The family had gone to Margate for the sake of More who was a sickly child, but it was the strong little Mary who, a short while after their return, fell desperately ill. ‘What would you do if you were in my case?’ Palmer wrote frantically to Linnell. He was in a state of ‘horrible perplexity’ about the incompetence and high fees of the pair of doctors attending. They offered conflicting opinions. One told Palmer that if his daughter managed to live through the next twenty-four hours, she might get through her illness. But ‘I am cut to the heart to see how they have begun,’ Palmer wrote, for the little girl had spent a sleepless night, coughing incessantly. The other doctor assured him that the girl would recover: ‘But how comes it then that the old cough has returned with redoubled violence?’ the stricken father asked. ‘Every cough is a dagger to me,’83 he wrote. Palmer had tried to turn his Lisson Grove study into an artistic haven, decorating it with paintings and etchings and classical busts, but none of these could mean anything now. Cancelling a work trip, even though the doctor had told him that it would be fine to go, he sat in a torment of anxiety. ‘I EARNESTLY trust Mrs Linnell will be able to see us today – I have sent for both doctors – I remain in an agony of distress,’84 he wrote.

Could Mrs Linnell do us the great kindness of coming immediately?’ a panicking Palmer implored. ‘Dr Mackenzie gave 6 drops of laudanum last night which Anny thinks has caused the sad state of Dear Mary this morning – We have both with one consent – dismissed Dr Mackenzie and depend up Dr Mackintyre – but alas I fear too late.’85 The last words of the letter are almost illegible. Palmer was distraught. And though his earnestly awaited mother-in-law did eventually arrive, she was too late to help. ‘My dear daughter Mary Elizabeth died at 25 minutes to 6 p.m.,’ he recorded on 15 December 1847. ‘She was three years and nine months old.’
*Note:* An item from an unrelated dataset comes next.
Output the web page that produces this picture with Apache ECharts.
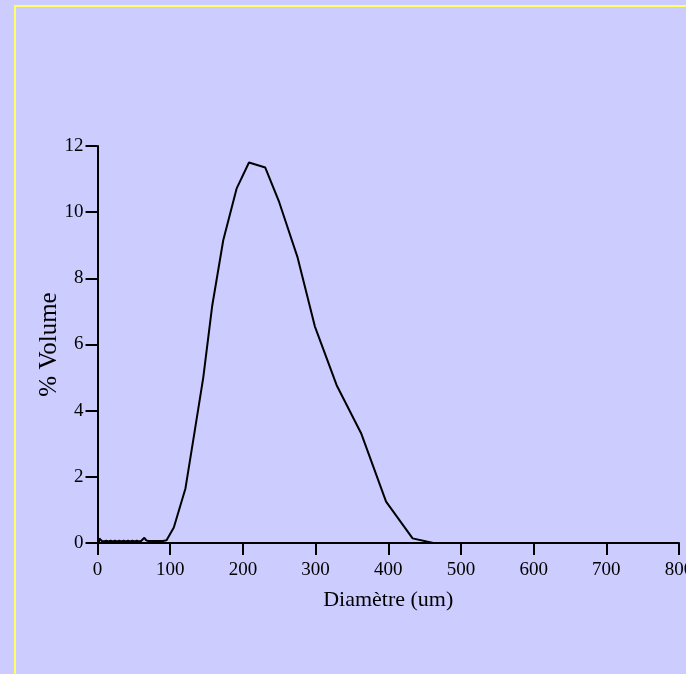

Eleven days later, Palmer recounted the details. ‘Her mother was sitting at the end of the bed when Mrs Linnell said “I think she is gone.” Anny put her face close to Mary’s, but could hear no sound of breathing. Her eyes were open and fixed, but her face turned deadly pale . . . SHE WAS DEAD. Mrs Linnell closed her eyes. The last I saw of her dear grey eyes was in the afternoon, when I watched them. The lids closing a little over them made it seem like a mournful and clouded sunset. She had appeared for the most part unconscious for two or three days, but on the morning of the day she died Anny was going to bed, when she held up one trembling arm and then the other. Anny put her head down between them, when she held her tightly round the neck for about a minute, and seemed to be thus taking a last leave of her mother. She had done so to me about two days before.’86

Palmer and his cousin Giles were there when Mary was buried in All Saints’ Cemetery, a peaceful private burial ground in Nunhead in the then still undeveloped outreaches of Camberwell, where mourners could wander among neoclassical monuments, along meandering paths overlooking leafy views. ‘It was not until some time after dear Mary’s death that we had any notion as to the cause of her illness,’ Hannah would much later write. ‘The doctors could not understand the seizure, and asked several times if we knew of her having swallowed anything. At the time the questions were asked we did not know – but afterwards dear More remembered having seen his dear Sister suck (when playing in the field adjoining the house) a poisonous weed which when the stalk is broke yields a fluid which looks exactly like milk.’87 It is possible that Mary had found a Euphorbia, the milky latex of which is an extreme irritant, blistering skin and burning the throat if even its fumes are inhaled. When ingested, it can lead to death, especially in a young child. Post-mortem examinations of victims have revealed severe inflammation, and sometimes even perforation, of the stomach wall.

Palmer felt completely defeated. As he bent over his paintings or sat through his teaching engagements, his eyes would blear over and his voice start to choke as memories of his golden-haired daughter drifted through his head.